**Task:** Every line with the string "chart" should be gathered.
---
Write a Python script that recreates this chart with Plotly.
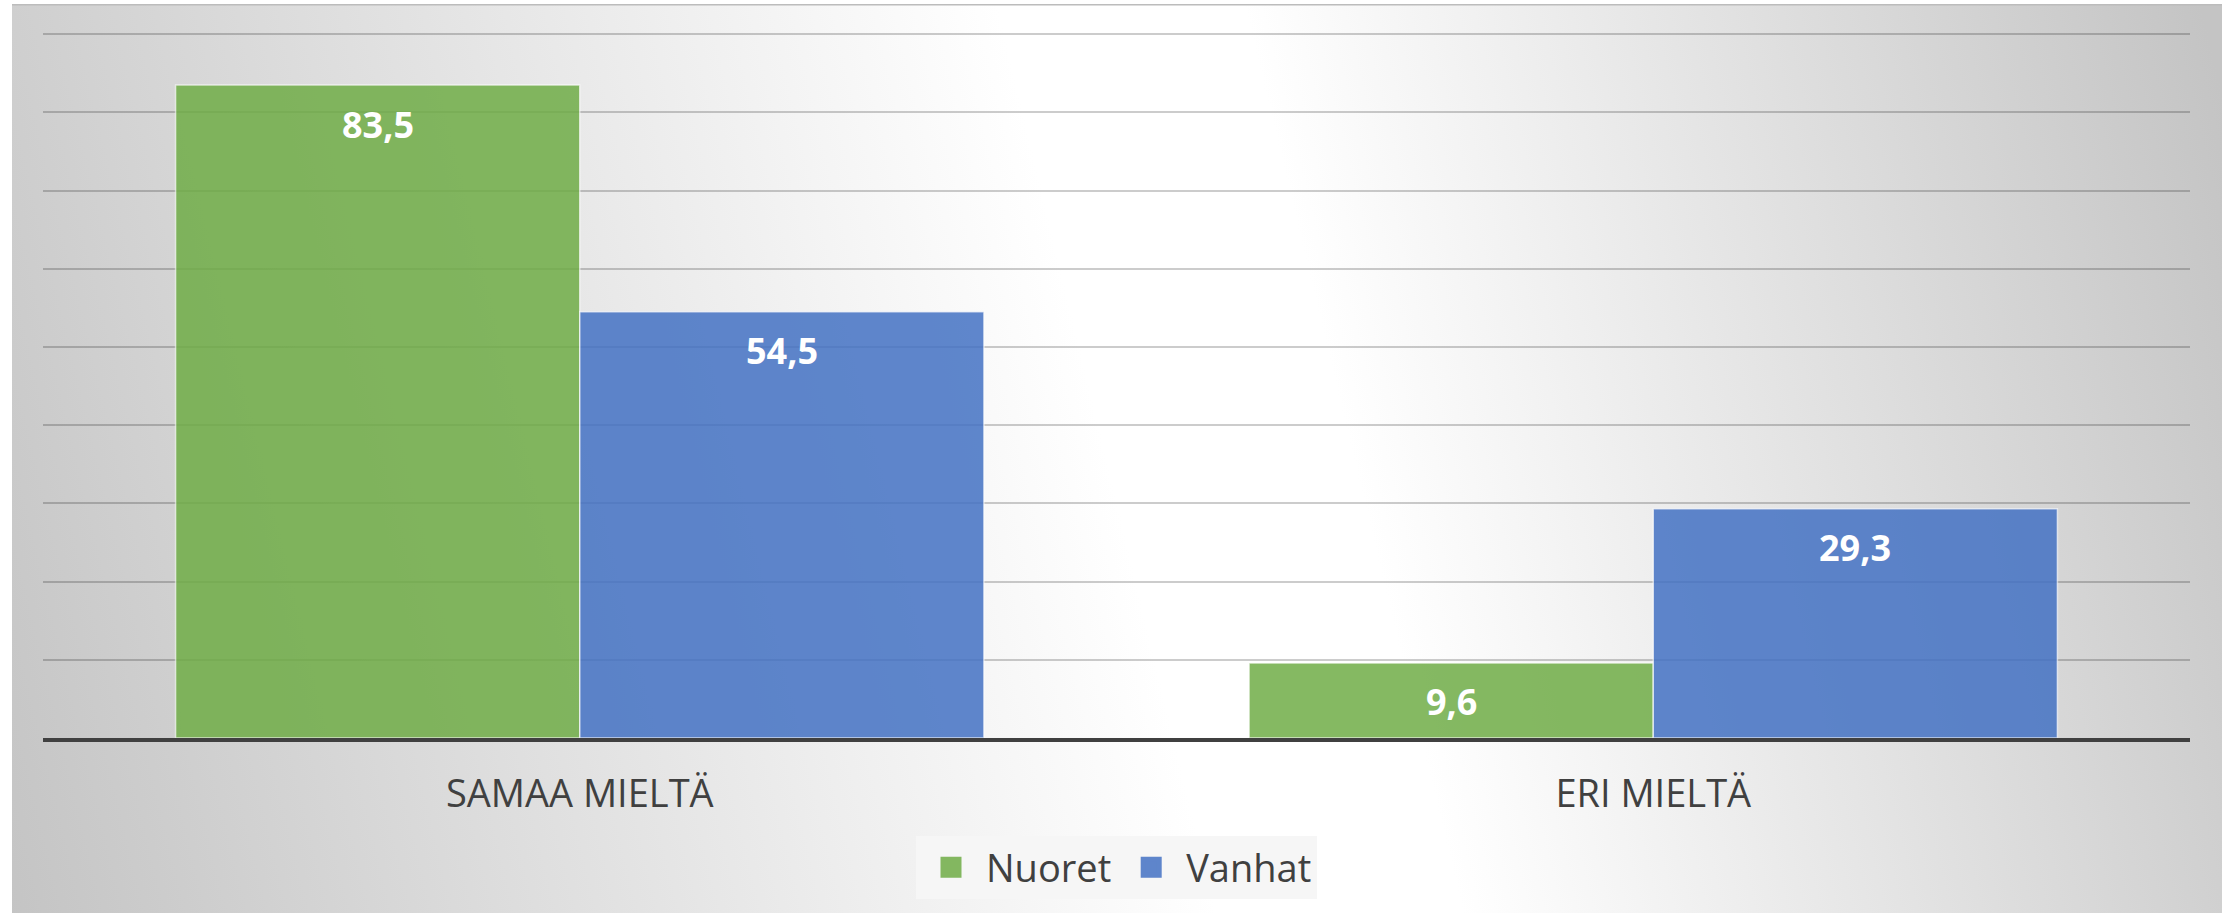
import base64
import plotly.graph_objects as go

categories = ["SAMAA MIELTÄ", "ERI MIELTÄ"]
nuoret = [83.5, 9.6]
vanhat = [54.5, 29.3]
series_names = ["Nuoret", "Vanhat"]
series_colors = ["#70AD47", "#4472C4"]

W, H = 2233, 913
ML, MR, MT, MB = 43, 43, 33, 175
BARGAP = 0.247
YMAX = 90.15
plot_w = W - ML - MR
plot_h = H - MT - MB

# background: tilted linear gradient grey-white-grey (chart area box)
bx0, by0, bx1, by1 = 12, 4, 2222, 913
bw, bh = bx1 - bx0, by1 - by0
nx, ny = 0.972, -0.234
cx, cy = 1230 - bx0, 456 - by0
p0 = (cx - 1300 * nx, cy - 1300 * ny)
p1 = (cx + 1050 * nx, cy + 1050 * ny)
t_w0 = 1180 / 2350
t_w1 = 1420 / 2350
svg = f'''<svg xmlns="http://www.w3.org/2000/svg" width="{bw}" height="{bh}" viewBox="0 0 {bw} {bh}" preserveAspectRatio="none">
<defs><linearGradient id="g" gradientUnits="userSpaceOnUse" x1="{p0[0]:.1f}" y1="{p0[1]:.1f}" x2="{p1[0]:.1f}" y2="{p1[1]:.1f}">
<stop offset="0" stop-color="#c4c4c4"/><stop offset="{t_w0:.3f}" stop-color="#ffffff"/>
<stop offset="{t_w1:.3f}" stop-color="#ffffff"/><stop offset="1" stop-color="#c4c4c4"/></linearGradient></defs>
<rect x="0" y="0" width="{bw}" height="{bh}" fill="url(#g)"/>
<line x1="0" y1="0.75" x2="{bw}" y2="0.75" stroke="#bcbcbc" stroke-width="1.5"/>
</svg>'''
src = "data:image/svg+xml;base64," + base64.b64encode(svg.encode()).decode()

fig = go.Figure()
for name, vals, col in zip(series_names, [nuoret, vanhat], series_colors):
    fig.add_trace(go.Bar(
        x=categories, y=vals, name=name, showlegend=False,
        marker=dict(color=col, opacity=0.85,
                    line=dict(color="rgba(255,255,255,0.7)", width=1.5)),
        hoverinfo="skip",
    ))
# legend proxies (larger square symbols)
for name, col in zip(series_names, series_colors):
    fig.add_trace(go.Scatter(
        x=[None], y=[None], mode="markers", name=name,
        marker=dict(symbol="square", size=16, color=col, opacity=0.85,
                    line=dict(color=col, width=5)),
    ))

# data labels
cat_px = plot_w / len(categories)
bar_px = (1 - BARGAP) * cat_px / 2
for si, vals in enumerate([nuoret, vanhat]):
    shift = (si - 0.5) * bar_px
    for c, v in zip(categories, vals):
        fig.add_annotation(
            x=c, y=v, xref="x", yref="y", text=f"{v:.1f}".replace(".", ","),
            showarrow=False, xshift=shift, yshift=-39, yanchor="middle",
            font=dict(family="Open Sans", size=36, color="white", weight="bold"),
        )

fig.update_layout(
    width=W, height=H,
    margin=dict(l=ML, r=MR, t=MT, b=MB, pad=0),
    paper_bgcolor="white", plot_bgcolor="rgba(0,0,0,0)",
    barmode="group", bargap=BARGAP, bargroupgap=0,
    font=dict(family="Open Sans", color="#404040"),
    images=[dict(
        source=src, xref="paper", yref="paper",
        x=(bx0 - ML) / plot_w, y=(H - MB - by0) / plot_h,
        sizex=bw / plot_w, sizey=bh / plot_h,
        xanchor="left", yanchor="top", sizing="stretch", layer="below",
    )],
    xaxis=dict(showline=True, linecolor="#404040", linewidth=3.5,
               showgrid=False, ticks="", tickfont=dict(size=38, color="#404040"),
               ticklabelstandoff=20),
    yaxis=dict(range=[0, YMAX], dtick=10, showticklabels=False, zeroline=False,
               showgrid=True, gridcolor="rgba(0,0,0,0.2)", gridwidth=2),
    legend=dict(orientation="h", x=0.5, xanchor="center",
                y=(H - MB - 836) / plot_h, yanchor="top",
                bgcolor="#f6f6f6", font=dict(size=38, color="#404040"),
                itemsizing="trace", itemwidth=60),
    showlegend=True,
)

fig.write_html("out.html", config={"displayModeBar": False},
               post_script="document.body.style.margin='0';")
---
**Result of this exercise:**
Write a Python script that recreates this chart with Plotly.
# background: tilted linear gradient grey-white-grey (chart area box)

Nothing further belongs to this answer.